Nearly one-third of recent Grinnell graduates participated in at least one of 20 varsity sports while attending the college and the college has led the Midwest Conference in the total number of Academic All-Conference honorees in 9 of the last 10 years.

==Varsity sports==

| Men's sports | Women's sports |
|---|---|
| Baseball | Basketball |
| Basketball | Cross country |
| Cross country | Golf |
| Football | Soccer |
| Golf | Softball |
| Soccer | Swimming |
| Swimming | Tennis |
| Tennis | Track and field |
| Track and field | Volleyball |

===Basketball===

In February 2005, Grinnell became the first Division III school featured in a regular season basketball game by the ESPN network family in 30 years when it faced off against the Beloit Buccaneers on ESPN2. Grinnell lost 86-85. Grinnell College's basketball team attracted ESPN due to the team's run and gun style of playing basketball, also known as the Grinnell System. Coach Dave Arseneault's "system" incorporates a continual full-court press, a fast-paced offense, an emphasis on offensive rebounding, a barrage of three-point shots and substitutions of five players at a time every 35 to 40 seconds. This allows a higher average playing time for more players than the "starters" and suits the Division III goals of scholar-athletes. "The System" has been criticized for not teaching the principles of defense. However, under "The System," Grinnell has won three conference championships over the past ten years and have regularly placed in the top half of the conference. Arseneault's teams have set numerous NCAA scoring records and several individuals on the Grinnell team have led the nation in scoring or assists.

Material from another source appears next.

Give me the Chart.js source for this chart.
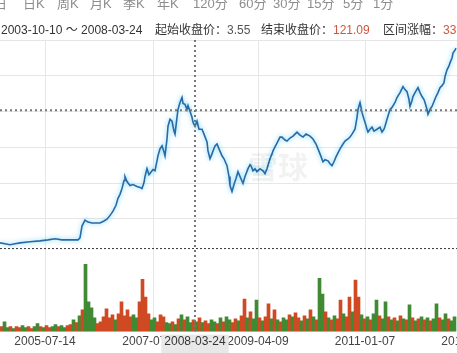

On November 19, 2011 Grinnell player Griffin Lentsch set a Division III individual scoring record in a game against Principia College. The 6-foot 4-inch guard scored 89 points, besting the old record of 77, also set by Pioneers player Jeff Clement in 1998. Lentsch made 27 of his 55 shots, including 15 three-pointers as Grinnell won the high-scoring game 145 to 97.

On November 20, 2012 Grinnell's Jack Taylor broke Lentsch's scoring record—as well as the records for NCAA and collegiate scoring—in a 179–104 victory over Faith Baptist Bible. Taylor scored 138 points, besting the previous NCAA record of 113. Taylor scored 109 points in a November 2013 game against Crossroads College to become the first player in NCAA history to have two 100-point games.

===Cross country===
Through 2013, the Grinnell men's cross country team won 25 out of 27 Midwest Conference cross country championships and produced 18 individual Midwest Conference champions. The women's cross country team won 8 of the 11 Midwest Conference titles.

===Football===

Grinnell's football program started in 1889, when the Pioneers beat the University of Iowa 24-0. The match was held on November 16, 1889 in Grinnell and was the first game of intercollegiate football played west of the Mississippi River. A marker on Abe H. Rosenbloom Field, where Grinnell College's football team now plays, commemorates this event.

==Track and field==
Both the Grinnell men's and women's track and field teams have won several indoor and outdoor championships since 1909.

==Club sports==
In addition to the varsity sports, Grinnell has several club sports teams that compete in non-varsity sports such as sailing, water polo, ultimate, and rugby union. The Men's Water Polo club team, the Wild Turkeys, were runners-up in the 2007 Division III Collegiate National Club Championships organized by the CWPA in Lindenwood University, St. Louis. The Men's Ultimate team, nicknamed the Grinnellephants, qualified in 2008 for its first Division III National Championship in Versailles, Ohio. The Women's Ultimate team, nicknamed The Sticky Tongue Frogs, tied for third place in the 2010 Division III National Championship in Appleton, Wisconsin. The success was repeated in 2011 when the men's team placed third in 2011 Division III National Championship in Buffalo.